On Behalf of | Feb 9, 2023 | sex crimes |

It’s common for age of consent laws and Romeo and Juliet laws to get a little muddy. Maryland has largely avoided this confusion with straightforward, consistent age parameters. Here are how these laws break down as they currently stand.

Age of consent

This refers to the minimum age at which an individual is judged competent enough to legally consent to sexual activities. Each state in the U.S. has laws regarding age of consent, ranging from 16 to 18 years old. For Maryland, the age of consent is 16.

What are Romeo and Juliet laws?

Modeled after the relationship of the famously young Shakespearean lovers Romeo and Juliet, some states have laws protecting consensual sex between a minor and another minor – or someone close in age.

The quick rule in Maryland is if the age difference between the participants is three years or less, their sexual activities won’t be considered statutory rape. For example, if a 17-year-old has consensual sex with a 14-year-old, no law is broken. But sex between an 18-year-old and a 14-year-old is a crime.

This chart cleanly breaks down Maryland’s age of consent laws.

Maryland’s Romeo and Juliet laws

So, the answer is yes, Maryland does have Romeo and Juliet laws.

That said, even though clear-cut statutory rape does not involve violence and therefore has lighter penalties, it’s important to know that these laws have no wiggle room.
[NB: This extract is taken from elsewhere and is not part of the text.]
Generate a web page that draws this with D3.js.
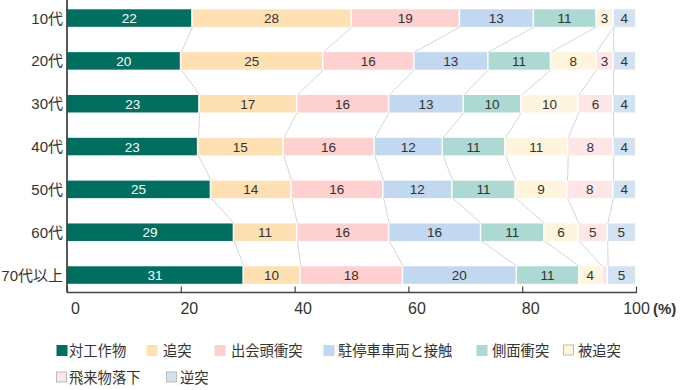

Maryland is notably aggressive when prosecuting sex crimes, so allegations should be taken seriously.

Here’s the actual criminal code for sex crimes in Maryland.

Punishments for statutory rape in Maryland depend on the severity of the charges and the age difference, with a maximum of 10 years in prison for third-degree rape (when the child is 14 or 15) and up to 20 years for second-degree rape (when the child is 13 or younger).

What about mistake-of-age exceptions?

“Mistake of age” refers to situations when the person accused of statutory rape claims that the minor lied about their age, looked older, or the circumstances of their encounter suggested they were of age, like if they met at a party where people are presumed to be at least 18.

Maryland observes “strict liability” when prosecuting statutory rape, meaning they do not accept a mistake-of-age defense.